Dall’Umanesimo, il progresso
Il concetto di progresso iniziò a fare capolino nelle discussioni fra intellettuali nell’epoca umanistica. L’uomo faber fortunae suae fu uno dei principi – rivoluzionari in un certo senso – che si affermarono nel corso del Cinquecento e dei secoli successivi grazie alla poderosa espansione colonialistica europea che misurava tutta la sua superiorità tecnica rispetto ai popoli che ad essa si sottomettevano senza potere fare nulla di diverso.
Un interrogativo cruciale
Nel corso dei tempi fino all’epoca attuale la parola è diventata sinonimo di bene o almeno di benessere, tanto che sembra un anacoluto parlare di progresso negativo. Tuttavia, vorremmo porci il problema se esiste soltanto un progresso per così dire materiale, oppure è lecito parlare anche di progresso morale, di progresso che trasformi l’uomo in una certa misura piccola o grande.
Progresso e società
Da una parte se osserviamo lo sviluppo della civiltà ci appare ovvio che l’abolizione della schiavitù alla fine del mondo antico – che poi rinacque, però con la sottomissione di milioni di persone in epoca coloniale – ci fa pensare a un significativo cambiamento nel rispetto dell’altro. E lo stesso si potrebbe dire degli infanticidi, delle torture, delle carestie provocate, dei crimini contro l’umanità, dei genocidi tentati o realizzati, ecc.

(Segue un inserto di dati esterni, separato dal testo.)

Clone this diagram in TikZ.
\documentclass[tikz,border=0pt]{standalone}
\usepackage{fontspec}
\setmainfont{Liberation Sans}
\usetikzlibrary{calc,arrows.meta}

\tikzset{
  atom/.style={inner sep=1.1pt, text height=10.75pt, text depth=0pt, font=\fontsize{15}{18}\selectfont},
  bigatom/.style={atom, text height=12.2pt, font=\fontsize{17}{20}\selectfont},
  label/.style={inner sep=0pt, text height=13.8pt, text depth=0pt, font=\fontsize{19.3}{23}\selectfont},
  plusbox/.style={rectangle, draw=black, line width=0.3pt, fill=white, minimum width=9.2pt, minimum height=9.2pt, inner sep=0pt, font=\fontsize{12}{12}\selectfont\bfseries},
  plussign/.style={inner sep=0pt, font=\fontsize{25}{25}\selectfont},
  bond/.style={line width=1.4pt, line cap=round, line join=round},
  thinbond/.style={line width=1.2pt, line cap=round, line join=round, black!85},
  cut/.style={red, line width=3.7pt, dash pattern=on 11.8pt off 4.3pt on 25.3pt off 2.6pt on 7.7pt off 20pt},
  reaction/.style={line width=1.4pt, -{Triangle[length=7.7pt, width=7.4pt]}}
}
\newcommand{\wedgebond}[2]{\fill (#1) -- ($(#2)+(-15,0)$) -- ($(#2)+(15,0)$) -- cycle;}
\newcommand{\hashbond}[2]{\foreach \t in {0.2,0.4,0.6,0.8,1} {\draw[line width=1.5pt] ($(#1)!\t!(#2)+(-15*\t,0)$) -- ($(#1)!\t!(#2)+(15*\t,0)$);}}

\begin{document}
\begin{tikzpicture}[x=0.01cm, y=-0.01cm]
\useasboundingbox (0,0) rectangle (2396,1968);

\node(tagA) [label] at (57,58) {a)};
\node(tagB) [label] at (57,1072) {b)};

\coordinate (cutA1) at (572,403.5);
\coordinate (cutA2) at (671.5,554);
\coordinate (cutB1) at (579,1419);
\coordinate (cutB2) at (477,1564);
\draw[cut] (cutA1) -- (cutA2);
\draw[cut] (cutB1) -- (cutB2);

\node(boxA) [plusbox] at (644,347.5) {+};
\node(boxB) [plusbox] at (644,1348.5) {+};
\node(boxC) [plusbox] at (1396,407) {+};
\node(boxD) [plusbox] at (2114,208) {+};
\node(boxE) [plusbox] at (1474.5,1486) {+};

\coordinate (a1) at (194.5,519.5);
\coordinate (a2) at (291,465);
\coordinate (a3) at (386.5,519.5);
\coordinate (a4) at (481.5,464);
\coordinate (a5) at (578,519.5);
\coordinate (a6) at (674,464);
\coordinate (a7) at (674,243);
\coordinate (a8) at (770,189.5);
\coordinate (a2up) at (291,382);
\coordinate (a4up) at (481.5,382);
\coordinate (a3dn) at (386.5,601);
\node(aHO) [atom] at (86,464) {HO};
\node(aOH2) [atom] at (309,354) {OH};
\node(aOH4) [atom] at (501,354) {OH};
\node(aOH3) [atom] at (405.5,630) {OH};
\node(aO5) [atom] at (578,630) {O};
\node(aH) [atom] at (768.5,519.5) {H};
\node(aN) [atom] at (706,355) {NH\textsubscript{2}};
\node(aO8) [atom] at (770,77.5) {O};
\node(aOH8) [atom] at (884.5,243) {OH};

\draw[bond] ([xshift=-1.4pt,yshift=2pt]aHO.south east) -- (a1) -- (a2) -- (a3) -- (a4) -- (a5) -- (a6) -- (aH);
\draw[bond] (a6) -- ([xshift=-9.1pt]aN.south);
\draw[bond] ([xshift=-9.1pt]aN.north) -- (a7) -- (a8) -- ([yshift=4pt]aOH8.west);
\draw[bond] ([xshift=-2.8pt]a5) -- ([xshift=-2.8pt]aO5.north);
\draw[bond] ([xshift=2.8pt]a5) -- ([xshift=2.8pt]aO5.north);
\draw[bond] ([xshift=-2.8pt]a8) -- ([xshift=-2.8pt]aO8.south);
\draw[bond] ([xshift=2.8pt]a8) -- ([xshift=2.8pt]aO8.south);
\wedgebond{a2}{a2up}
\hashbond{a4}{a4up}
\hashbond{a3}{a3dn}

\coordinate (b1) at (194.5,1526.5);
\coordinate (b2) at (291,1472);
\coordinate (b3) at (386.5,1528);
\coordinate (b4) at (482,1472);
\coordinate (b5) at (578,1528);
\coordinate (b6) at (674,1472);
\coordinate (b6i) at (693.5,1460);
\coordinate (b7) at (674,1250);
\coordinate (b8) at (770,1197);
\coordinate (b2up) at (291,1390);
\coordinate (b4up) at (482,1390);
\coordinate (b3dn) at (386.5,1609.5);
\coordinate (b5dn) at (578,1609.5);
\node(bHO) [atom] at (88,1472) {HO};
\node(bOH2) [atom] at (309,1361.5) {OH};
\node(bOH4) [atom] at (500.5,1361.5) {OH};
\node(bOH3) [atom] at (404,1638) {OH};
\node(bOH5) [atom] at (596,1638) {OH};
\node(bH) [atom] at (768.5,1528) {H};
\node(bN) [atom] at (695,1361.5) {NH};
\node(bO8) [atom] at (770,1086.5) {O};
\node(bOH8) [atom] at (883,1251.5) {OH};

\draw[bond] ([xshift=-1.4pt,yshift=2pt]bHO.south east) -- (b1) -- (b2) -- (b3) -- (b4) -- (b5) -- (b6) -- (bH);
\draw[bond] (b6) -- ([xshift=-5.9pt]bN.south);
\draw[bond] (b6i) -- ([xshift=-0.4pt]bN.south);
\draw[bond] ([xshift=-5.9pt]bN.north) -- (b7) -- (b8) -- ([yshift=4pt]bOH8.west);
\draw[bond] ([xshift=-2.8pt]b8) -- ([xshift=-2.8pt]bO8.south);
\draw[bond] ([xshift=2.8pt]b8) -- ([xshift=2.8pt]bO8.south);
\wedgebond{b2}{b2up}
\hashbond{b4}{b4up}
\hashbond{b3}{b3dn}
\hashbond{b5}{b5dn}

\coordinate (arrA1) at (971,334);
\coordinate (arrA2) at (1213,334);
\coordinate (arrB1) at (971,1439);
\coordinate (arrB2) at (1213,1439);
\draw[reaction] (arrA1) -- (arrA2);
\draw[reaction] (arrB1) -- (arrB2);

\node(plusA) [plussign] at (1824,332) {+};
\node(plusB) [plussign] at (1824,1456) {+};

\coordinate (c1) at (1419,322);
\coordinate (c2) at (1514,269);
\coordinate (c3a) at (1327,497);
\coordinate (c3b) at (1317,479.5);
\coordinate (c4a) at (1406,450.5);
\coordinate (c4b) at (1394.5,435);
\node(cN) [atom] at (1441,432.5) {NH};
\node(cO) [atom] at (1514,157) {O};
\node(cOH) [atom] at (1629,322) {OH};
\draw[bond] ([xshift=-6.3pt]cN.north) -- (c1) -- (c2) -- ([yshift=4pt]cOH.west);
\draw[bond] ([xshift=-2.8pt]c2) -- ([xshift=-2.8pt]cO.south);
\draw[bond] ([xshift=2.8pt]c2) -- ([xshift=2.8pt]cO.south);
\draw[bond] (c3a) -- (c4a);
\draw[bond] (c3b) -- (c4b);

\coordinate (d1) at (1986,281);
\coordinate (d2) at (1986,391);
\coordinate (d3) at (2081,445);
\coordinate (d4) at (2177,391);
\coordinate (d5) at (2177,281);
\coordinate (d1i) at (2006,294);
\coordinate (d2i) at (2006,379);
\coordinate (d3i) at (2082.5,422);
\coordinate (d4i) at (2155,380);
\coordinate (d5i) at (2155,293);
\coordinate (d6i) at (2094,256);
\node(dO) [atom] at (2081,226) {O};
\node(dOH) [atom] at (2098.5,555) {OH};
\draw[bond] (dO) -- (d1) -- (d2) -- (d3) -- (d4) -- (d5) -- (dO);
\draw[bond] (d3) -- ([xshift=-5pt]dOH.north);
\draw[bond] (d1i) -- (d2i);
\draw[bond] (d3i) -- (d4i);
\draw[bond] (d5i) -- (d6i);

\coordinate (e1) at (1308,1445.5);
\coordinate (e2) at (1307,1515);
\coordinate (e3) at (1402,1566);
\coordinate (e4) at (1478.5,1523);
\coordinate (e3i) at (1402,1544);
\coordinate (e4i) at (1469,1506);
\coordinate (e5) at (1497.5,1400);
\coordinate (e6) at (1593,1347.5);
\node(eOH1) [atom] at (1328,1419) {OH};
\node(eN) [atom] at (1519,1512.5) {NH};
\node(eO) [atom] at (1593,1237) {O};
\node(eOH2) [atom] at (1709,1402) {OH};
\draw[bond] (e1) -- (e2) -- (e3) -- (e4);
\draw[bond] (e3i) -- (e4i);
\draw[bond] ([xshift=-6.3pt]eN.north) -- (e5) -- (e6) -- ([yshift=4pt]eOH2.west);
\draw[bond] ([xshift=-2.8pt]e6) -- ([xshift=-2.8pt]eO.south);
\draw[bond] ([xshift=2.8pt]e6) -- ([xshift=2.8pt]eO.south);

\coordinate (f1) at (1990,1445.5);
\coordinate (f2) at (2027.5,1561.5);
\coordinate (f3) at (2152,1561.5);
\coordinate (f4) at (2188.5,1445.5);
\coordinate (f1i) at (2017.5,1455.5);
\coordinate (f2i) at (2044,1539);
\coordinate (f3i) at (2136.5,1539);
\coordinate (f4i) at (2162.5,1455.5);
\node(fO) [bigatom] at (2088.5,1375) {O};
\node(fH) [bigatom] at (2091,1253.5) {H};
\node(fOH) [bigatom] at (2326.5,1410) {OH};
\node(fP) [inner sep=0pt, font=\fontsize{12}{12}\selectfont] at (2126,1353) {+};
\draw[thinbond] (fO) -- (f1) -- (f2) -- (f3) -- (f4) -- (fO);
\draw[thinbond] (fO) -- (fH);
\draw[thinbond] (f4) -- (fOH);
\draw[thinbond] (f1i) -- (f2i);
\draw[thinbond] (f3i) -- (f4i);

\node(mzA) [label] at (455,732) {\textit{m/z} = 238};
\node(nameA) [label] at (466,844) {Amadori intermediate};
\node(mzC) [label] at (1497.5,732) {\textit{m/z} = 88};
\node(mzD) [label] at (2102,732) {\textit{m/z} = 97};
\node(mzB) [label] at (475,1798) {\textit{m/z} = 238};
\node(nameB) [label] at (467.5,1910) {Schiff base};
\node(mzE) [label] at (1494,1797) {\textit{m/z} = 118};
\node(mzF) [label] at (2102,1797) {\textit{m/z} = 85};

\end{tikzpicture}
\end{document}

Progresso è miglioramento?
Ancora oggi purtroppo ci accade di confrontarci con episodi e pratiche condannabili. Ma c’è una grande differenza rispetto al passato: prima si consideravano eventi di cui prendere atto senza esprimere un giudizio, oggi in linea di massima non è così. È vero che le carte dei diritti universali vengono spesso violate, ma il fatto che siano state scritte e sottoscritte e ad esse si faccia riferimento in nome della civiltà non è da trascurare.
Secondo alcuni l’uomo resta sempre un animale razionale, e la sua parte animale non viene modificata dal passare dei secoli e dei millenni, tanto che ciclicamente le guerre, la violenza diffusa e altre atrocità ce lo ricordano. Ma è proprio così?
La duplice natura dell’uomo
Certamente la natura umana resta immutabile e la composizione fisica della sua materialità, i suoi processi mentali e i suoi sentimenti non cambiano. Ma c’è una seconda natura che l’uomo può dare a se stesso. Essa consiste nella modificazione progressiva dei rapporti interumani. Se le relazioni fra individui e fra i popoli sono sempre più caratterizzate dall’empatia, dai vantaggi che la cooperazione offre rispetto alla conflittualità, dall’abitudine a considerare il rispetto per la vita come uno dei principali valori a cui ispirarsi in qualunque ambito, probabilmente si potrebbe parlare di progresso morale dell’uomo.
Un processo di autoannientamento?
Si dirà che questo irenismo ingenuo non cambia l’uomo e che, con la sua evoluzione, la scienza ha permesso all’uomo l’autoannientamento, sia esso con le bombe atomiche o con le armi chimiche o altro. È più realistica questa prospettiva? Bisogna rassegnarsi al paradigma agostiniano secondo cui “l’uomo non può non peccare” perché gravato dal peccato originale. Oppure è legittimo perseguire l’ideale di una razza umana capace di sopravvivere alle circostanze che essa stessa crea?
E infine: siamo sulla buona strada? Certamente no nel mondo sviluppato che mostra il suo declino con i saldi demografici in rosso, i quali somigliano tanto a un lento suicidio del genere umano industrializzato, a una rinuncia a un futuro possibile ma non entusiasmante. Sarà opportuno chiedersi: perché?